I have tried kde 3.5.7 and the problem has gone. Igor, please try the latest version too.
I have the latest stable version, 3.5.7. BugTraq.ru and GMail work for me also, but Zooomr doesn't work properly. But after refreshing the page the text is in proper encoding and a can read it. Here is a screenshot: http://img451.imageshack.us/img451/9082/snapshot1ez6.png
Can you describe steps before refreshing page as well, so we could reproduce it and create a test case please? Do I need to have a Zooomr account? Do I need to upload picture?
You need to register on Zooomr.com, then upload a picture, then you simply give it a name or tag (in russian), then you will see this behaviour. Then you refresh the page and see the proper text.

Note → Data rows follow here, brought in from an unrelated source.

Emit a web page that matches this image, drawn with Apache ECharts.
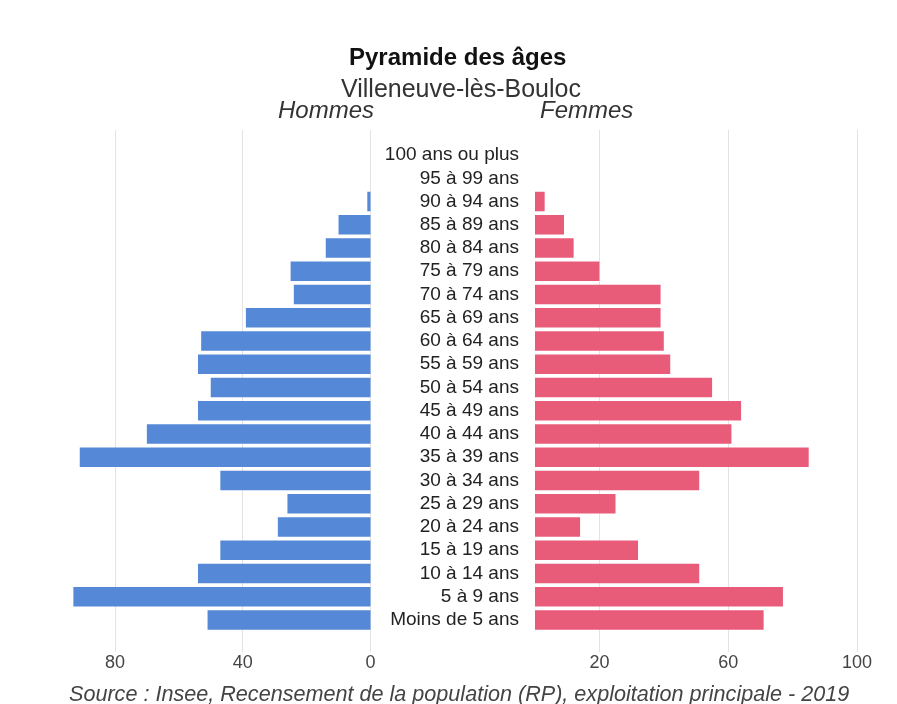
<!DOCTYPE html>
<html>
<head>
<meta charset="utf-8">
<script src="https://cdn.jsdelivr.net/npm/echarts@6/dist/echarts.min.js"></script>
<style>
html,body{margin:0;padding:0;background:#fff;}
#chart{width:897px;height:704px;}
</style>
</head>
<body>
<div id="chart"></div>
<script>
const categories = ['100 ans ou plus','95 à 99 ans','90 à 94 ans','85 à 89 ans','80 à 84 ans','75 à 79 ans','70 à 74 ans','65 à 69 ans','60 à 64 ans','55 à 59 ans','50 à 54 ans','45 à 49 ans','40 à 44 ans','35 à 39 ans','30 à 34 ans','25 à 29 ans','20 à 24 ans','15 à 19 ans','10 à 14 ans','5 à 9 ans','Moins de 5 ans'];
const hommes = [0,0,1,10,14,25,24,39,53,54,50,54,70,91,47,26,29,47,54,93,51];
const femmes = [0,0,3,9,12,20,39,39,40,42,55,64,61,85,51,25,14,32,51,77,71];
const ticksHommes = [0,40,80];
const ticksFemmes = [20,60,100];

const FONT = "'Liberation Sans', Arial, sans-serif";
const chart = echarts.init(document.getElementById('chart'), null, {renderer:'canvas'});
const gridColor = '#e3e3e3';

chart.setOption({
  backgroundColor:'#fff',
  animation:false,
  title:[
    {text:'Pyramide des âges', left:344, top:41, textStyle:{fontFamily:FONT,fontSize:24,fontWeight:'bold',color:'#111'}},
    {text:'Villeneuve-lès-Bouloc', left:336, top:73, textStyle:{fontFamily:FONT,fontSize:25,fontWeight:'normal',color:'#333'}},
    {text:'Hommes', left:273, top:94, textStyle:{fontFamily:FONT,fontSize:24,fontStyle:'italic',fontWeight:'normal',color:'#333'}},
    {text:'Femmes', left:535, top:94, textStyle:{fontFamily:FONT,fontSize:24,fontStyle:'italic',fontWeight:'normal',color:'#333'}},
    {text:'Source : Insee, Recensement de la population (RP), exploitation principale - 2019', left:64, top:679, textStyle:{fontFamily:FONT,fontSize:21.6,fontStyle:'italic',fontWeight:'normal',color:'#444'}}
  ],
  grid:[
    {left:51, right:526.5, top:130, bottom:52},
    {left:535, right:40, top:130, bottom:52},
    {left:51, right:526.5, top:143.4, bottom:72.4},
    {left:535, right:40, top:143.4, bottom:72.4}
  ],
  xAxis:[
    {gridIndex:0, type:'value', min:0, max:100, inverse:true,
     axisLine:{show:false}, axisTick:{show:false, customValues:ticksHommes},
     splitLine:{show:true, lineStyle:{color:gridColor}},
     axisLabel:{customValues:ticksHommes, margin:2, fontFamily:FONT, fontSize:18, color:'#444'}},
    {gridIndex:1, type:'value', min:0, max:100,
     axisLine:{show:false}, axisTick:{show:false, customValues:ticksFemmes},
     splitLine:{show:true, lineStyle:{color:gridColor}},
     axisLabel:{customValues:ticksFemmes, margin:2, fontFamily:FONT, fontSize:18, color:'#444'}},
    {gridIndex:2, type:'value', min:0, max:100, inverse:true, show:false, splitLine:{show:false}},
    {gridIndex:3, type:'value', min:0, max:100, show:false, splitLine:{show:false}}
  ],
  yAxis:[
    {gridIndex:0, type:'value', show:false, splitLine:{show:false}},
    {gridIndex:1, type:'value', show:false, splitLine:{show:false}},
    {gridIndex:2, type:'category', data:categories, inverse:true, show:false},
    {gridIndex:3, type:'category', data:categories, inverse:true,
     axisLine:{show:false}, axisTick:{show:false}, splitLine:{show:false},
     axisLabel:{interval:0, margin:16, fontFamily:FONT, fontSize:19, color:'#222'}}
  ],
  series:[
    {name:'Hommes', type:'bar', xAxisIndex:2, yAxisIndex:2, data:hommes,
     barCategoryGap:'16%', itemStyle:{color:'#5589d7'}},
    {name:'Femmes', type:'bar', xAxisIndex:3, yAxisIndex:3, data:femmes,
     barCategoryGap:'16%', itemStyle:{color:'#e85c7a'}}
  ]
});
</script>
</body>
</html>
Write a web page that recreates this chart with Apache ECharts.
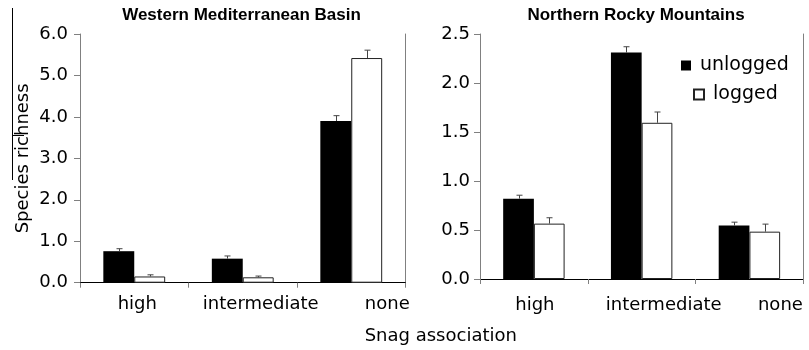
<!DOCTYPE html>
<html>
<head>
<meta charset="utf-8">
<script src="https://cdn.jsdelivr.net/npm/echarts@6/dist/echarts.min.js"></script>
<style>html,body{margin:0;padding:0;background:#fff;}#c{width:809px;height:350px;}</style>
</head>
<body>
<div id="c"></div>
<script>
// ---- data ----
const categories = ['high', 'intermediate', 'none'];
const seriesNames = ['unlogged', 'logged'];
const panelTitles = ['Western Mediterranean Basin', 'Northern Rocky Mountains'];
const yTitle = 'Species richness';
const xTitle = 'Snag association';
// Western Mediterranean Basin
const wmbUnlogged   = [0.76, 0.58, 3.90];
const wmbUnloggedSE = [0.06, 0.065, 0.13];
const wmbLogged     = [0.15, 0.13, 5.42];
const wmbLoggedSE   = [0.04, 0.03, 0.19];
const wmbTicks = [0, 1, 2, 3, 4, 5, 6];
// Northern Rocky Mountains
const nrmUnlogged   = [0.82, 2.31, 0.545];
const nrmUnloggedSE = [0.035, 0.06, 0.035];
const nrmLogged     = [0.565, 1.594, 0.483];
const nrmLoggedSE   = [0.06, 0.11, 0.077];
const nrmTicks = [0, 0.5, 1, 1.5, 2, 2.5];

// ---- style / layout ----
const FONT = 'DejaVu Sans';
const TITLE_FONT = 'bold 17px "Liberation Sans", Arial, sans-serif';
const GRAY = '#808080';
const BAR_FRAC = 0.57;
const labelShift = [[3, 18, 36], [1, 22, 31]];

function errRender(side) {
  return function (params, api) {
    const i = api.value(0), v = api.value(1), e = api.value(2);
    const band = api.size([1, 0])[0];
    const off = side * band * BAR_FRAC / 4;
    const p0 = api.coord([i, v]);
    const p1 = api.coord([i, v + e]);
    const x = Math.round(p0[0] + off) + 0.5;
    return {
      type: 'group',
      children: [
        { type: 'line', shape: { x1: x, y1: p0[1], x2: x, y2: p1[1] }, style: { stroke: '#444', lineWidth: 1 } },
        { type: 'line', shape: { x1: x - 3, y1: p1[1], x2: x + 3, y2: p1[1] }, style: { stroke: '#444', lineWidth: 1 } }
      ]
    };
  };
}

function xAxes(g, margin) {
  const rich = {};
  labelShift[g].forEach((s, k) => {
    rich['o' + k] = { padding: [0, 0, 0, 2 * s], fontSize: 18, fontFamily: FONT, color: '#000' };
  });
  return [
    {
      gridIndex: g, type: 'category', data: categories, position: 'bottom',
      axisLine: { lineStyle: { color: GRAY, width: 1 } },
      axisTick: { show: true, length: 5, lineStyle: { color: GRAY } },
      axisLabel: {
        interval: 0, margin: margin, fontSize: 18, fontFamily: FONT, color: '#000',
        formatter: (v, k) => '{o' + k + '|' + v + '}', rich: rich
      }
    },
    {
      gridIndex: g, type: 'category', data: categories, position: 'top',
      axisLine: { lineStyle: { color: '#000', width: 1 } },
      axisTick: { show: false }, axisLabel: { show: false }
    }
  ];
}

function yAxes(g, ticks, margin, name) {
  const min = ticks[0], max = ticks[ticks.length - 1], interval = ticks[1] - ticks[0];
  const main = {
    gridIndex: g, type: 'value', min: min, max: max, interval: interval, position: 'left',
    axisLine: { show: true, lineStyle: { color: GRAY, width: 1 } },
    axisTick: { show: true, length: 6, lineStyle: { color: GRAY } },
    splitLine: { show: false },
    axisLabel: { margin: margin, fontSize: 18, fontFamily: FONT, color: '#000', formatter: v => v.toFixed(1) }
  };
  if (name) {
    main.name = name;
    main.nameLocation = 'middle';
    main.nameGap = 48;
    main.nameTextStyle = { fontSize: 18, fontFamily: FONT, color: '#000' };
  }
  return [main, {
    gridIndex: g, type: 'value', min: min, max: max, interval: interval, position: 'right',
    axisLine: { show: true, lineStyle: { color: GRAY, width: 1 } },
    axisTick: { show: false }, axisLabel: { show: false }, splitLine: { show: false }
  }];
}

function barSeries(g, name, data, black) {
  return {
    type: 'bar', name: name, xAxisIndex: 2 * g, yAxisIndex: 2 * g, data: data,
    barGap: '0%', barCategoryGap: (100 - BAR_FRAC * 100) + '%',
    itemStyle: black ? { color: '#000' } : { color: '#fff', borderColor: '#222', borderWidth: 1 },
    z: 2
  };
}

function errSeries(g, vals, se, side) {
  return {
    type: 'custom', name: 'err', xAxisIndex: 2 * g, yAxisIndex: 2 * g,
    data: vals.map((v, i) => [i, v, se[i]]),
    encode: { x: 0, y: 1 },
    renderItem: errRender(side), z: 3, silent: true
  };
}

const legendText = { fontSize: 19, fontFamily: FONT, color: '#000', padding: [0, 0, 0, 4] };

const option = {
  animation: false,
  backgroundColor: '#fff',
  grid: [
    { left: 80, top: 34, right: 403.5, bottom: 67.3 },
    { left: 480, top: 34, right: 5.7, bottom: 71 }
  ],
  legend: [
    { data: [seriesNames[0]], left: 676, top: 51, orient: 'vertical', icon: 'rect', itemWidth: 10, itemHeight: 10, textStyle: legendText, selectedMode: false },
    { data: [seriesNames[1]], left: 688, top: 80, orient: 'vertical', icon: 'rect', itemWidth: 10, itemHeight: 10, textStyle: legendText, selectedMode: false }
  ],
  xAxis: [...xAxes(0, 13), ...xAxes(1, 17)],
  yAxis: [...yAxes(0, wmbTicks, 12, yTitle), ...yAxes(1, nrmTicks, 10, null)],
  series: [
    barSeries(0, seriesNames[0], wmbUnlogged, true),
    barSeries(0, seriesNames[1], wmbLogged, false),
    barSeries(1, seriesNames[0], nrmUnlogged, true),
    barSeries(1, seriesNames[1], nrmLogged, false),
    errSeries(0, wmbUnlogged, wmbUnloggedSE, -1),
    errSeries(0, wmbLogged, wmbLoggedSE, 1),
    errSeries(1, nrmUnlogged, nrmUnloggedSE, -1),
    errSeries(1, nrmLogged, nrmLoggedSE, 1)
  ],
  graphic: [
    { type: 'text', x: 241.5, y: 15, style: { text: panelTitles[0], font: TITLE_FONT, fill: '#000', align: 'center', verticalAlign: 'middle' } },
    { type: 'text', x: 636, y: 15, style: { text: panelTitles[1], font: TITLE_FONT, fill: '#000', align: 'center', verticalAlign: 'middle' } },
    { type: 'text', x: 440.8, y: 336, style: { text: xTitle, font: '18px "' + FONT + '"', fill: '#000', align: 'center', verticalAlign: 'middle' } },
    { type: 'line', shape: { x1: 12.5, y1: 8, x2: 12.5, y2: 180 }, style: { stroke: '#000', lineWidth: 1 } },
    { type: 'line', shape: { x1: 12.5, y1: 135.5, x2: 24, y2: 135.5 }, style: { stroke: '#000', lineWidth: 1 } }
  ]
};

const chart = echarts.init(document.getElementById('c'), null, { renderer: 'canvas' });
chart.setOption(option);
</script>
</body>
</html>
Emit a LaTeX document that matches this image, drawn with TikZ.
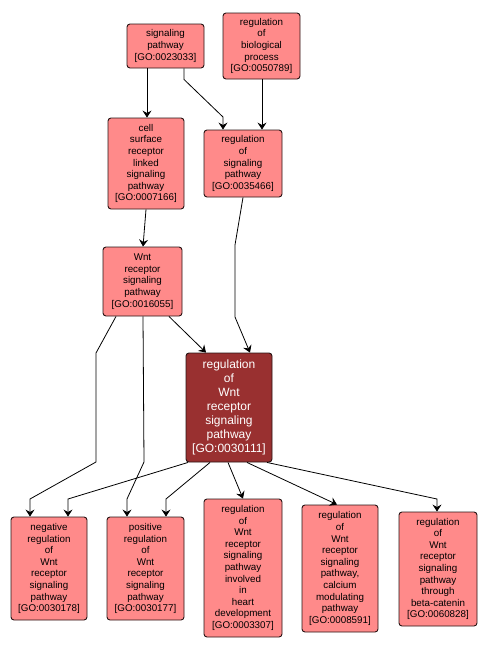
\documentclass[tikz,border=0pt]{standalone}
\usepackage{fontspec}
\setmainfont{Liberation Sans}
\usetikzlibrary{arrows.meta}
\definecolor{lightnode}{RGB}{255,138,138}
\definecolor{darknode}{RGB}{153,48,48}
\definecolor{nodeborder}{RGB}{40,20,20}
\tikzset{
  go/.style={draw=nodeborder, line width=0.9pt, rounded corners=3pt, fill=lightnode, inner sep=0pt, align=center,
    font=\fontsize{9.8}{11.6}\selectfont, text=black},
  godark/.style={go, fill=darknode, text=white, font=\fontsize{12}{14}\selectfont},
  edge/.style={draw=black, line width=0.8pt, -{Stealth[length=7pt,width=9pt,inset=2.5pt]}},
}
\begin{document}
\begin{tikzpicture}[x=1pt,y=-1pt]
\useasboundingbox[fill=white] (0,0) rectangle (486,651);
\node[go, minimum width=77pt, minimum height=44pt] (sig) at (165.5,46) {signaling\\pathway\\{[GO:0023033]}};
\node[go, minimum width=77pt, minimum height=66pt] (bio) at (261.5,46) {regulation\\of\\biological\\process\\{[GO:0050789]}};
\node[go, minimum width=76pt, minimum height=91pt] (cell) at (146,163.5) {cell\\surface\\receptor\\linked\\signaling\\pathway\\{[GO:0007166]}};
\node[go, minimum width=78pt, minimum height=67pt] (regsig) at (243,163.5) {regulation\\of\\signaling\\pathway\\{[GO:0035466]}};
\node[go, minimum width=79pt, minimum height=69pt] (wnt) at (142.5,281.5) {Wnt\\receptor\\signaling\\pathway\\{[GO:0016055]}};
\node[godark, minimum width=86pt, minimum height=109pt] (regwnt) at (229,407.5) {regulation\\of\\Wnt\\receptor\\signaling\\pathway\\{[GO:0030111]}};
\node[go, minimum width=76pt, minimum height=103pt] (neg) at (49,568.5) {negative\\regulation\\of\\Wnt\\receptor\\signaling\\pathway\\{[GO:0030178]}};
\node[go, minimum width=77pt, minimum height=103pt] (pos) at (145.5,568.5) {positive\\regulation\\of\\Wnt\\receptor\\signaling\\pathway\\{[GO:0030177]}};
\node[go, minimum width=78pt, minimum height=138pt] (heart) at (243,568) {regulation\\of\\Wnt\\receptor\\signaling\\pathway\\involved\\in\\heart\\development\\{[GO:0003307]}};
\node[go, minimum width=76pt, minimum height=127pt] (calc) at (340,568.5) {regulation\\of\\Wnt\\receptor\\signaling\\pathway,\\calcium\\modulating\\pathway\\{[GO:0008591]}};
\node[go, minimum width=78pt, minimum height=114pt] (beta) at (438,569) {regulation\\of\\Wnt\\receptor\\signaling\\pathway\\through\\beta-catenin\\{[GO:0060828]}};

\draw[edge] ([xshift=-18.5]sig.south) -- ([xshift=1]cell.north);
\draw[edge] ([xshift=18.5]sig.south) -- ++(0,11) -- (223,117) -- ([xshift=-20]regsig.north);
\draw[edge] ([xshift=0.5]bio.south) -- ([xshift=19]regsig.north);
\draw[edge] (cell.south) -- ([xshift=0.5]wnt.north);
\draw[edge] (regsig.south) -- (235,245) -- (235,317) -- ([xshift=21]regwnt.north);
\draw[edge] ([xshift=26.5]wnt.south) -- ([xshift=-23]regwnt.north);
\draw[edge] ([xshift=-26.5]wnt.south) -- (96,353) -- (96,462) -- (30,499) -- ([xshift=-19]neg.north);
\draw[edge] ([xshift=0.5]wnt.south) -- (144,462) -- (127,499) -- ([xshift=-18.5]pos.north);
\draw[edge] ([xshift=-41]regwnt.south) -- (68,499) -- ([xshift=19]neg.north);
\draw[edge] ([xshift=-19]regwnt.south) -- (166,499) -- ([xshift=20.5]pos.north);
\draw[edge] ([xshift=-1]regwnt.south) -- (heart.north);
\draw[edge] ([xshift=18]regwnt.south) -- ([xshift=-3]calc.north);
\draw[edge] ([xshift=38]regwnt.south) -- (437,499) -- ([xshift=-1]beta.north);
\end{tikzpicture}
\end{document}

ok, I managed to reproduce. Here is the JSON respond from the server: HTTP/1.0 200 OK Connection: keep-alive Status: 200 OK, 200 OK Content-Language: en x-zmr-token: 238256 Vary: Accept-Language, Cookie server: ZAPI/0.9r3, lighttpd/1.4.18 date: Tue, 18 Sep 2007 07:54:37 GMT, Tue, 18 Sep 2007 07:54:37 GMT Content-Type: text/javascript Content-length: 1364 Keep-Alive: timeout=30, max=100 {"photo": {"sizemax": 16, "description": {"_content": "тест ТЕСТ ТЕСТ"}, <the rest of long respond in unicode skipped> As you can see, the webserver does not return encoding specs like ";charset=UTF-8" in the content-type header. Maksim, shouldn't it be UTF-8 by default if not specified?..
Seems like it. Except I can't even figure out how the heck it sets it for xml by default. Encoding detection is icky.
So is it a bug in konqueror or in the server?
I was involved in fixing of another ajax encoding bug and know that you mean. But I guess it's time to fix FIXME lines :) kdelibs-3.5.7/khtml/ecma/xmlhttprequest.cpp: decoder = new Decoder; if (!encoding.isNull()) decoder->setEncoding(encoding.latin1(), Decoder::EncodingFromHTTPHeader); else { // FIXME: Inherit the default encoding from the parent document? } Not 100% sure if it's the right place. My konqueror's encoding settings is "system's default" and system uses UTF8. Igor: I'm not sure exactly. I think both, because server should tell your browser that the encoding is and the browser should use the default settings from settings->fonts->default encoding.
I am not sure the comment is correct, since the proposed XMLHttpRequest spec gives a whole honking algorithm for determining things, that's dependent on content-type and everything. Lots of stuff in that module needs cleanup badly.. :(
hm... since my original issue has been fixed I'm marking it as "Resolved". The issue with Zooomr is duplicating the bug http://bugs.kde.org/show_bug.cgi?id=130234. You are right about major cleanup and I'll leave it with you. Thanks for the help ;-) ps FYI. I reported about similar bug with encoding about 2 years ago in bug http://bugs.kde.org/show_bug.cgi?id=110768 and that's why we have extra detection code (mess) over there.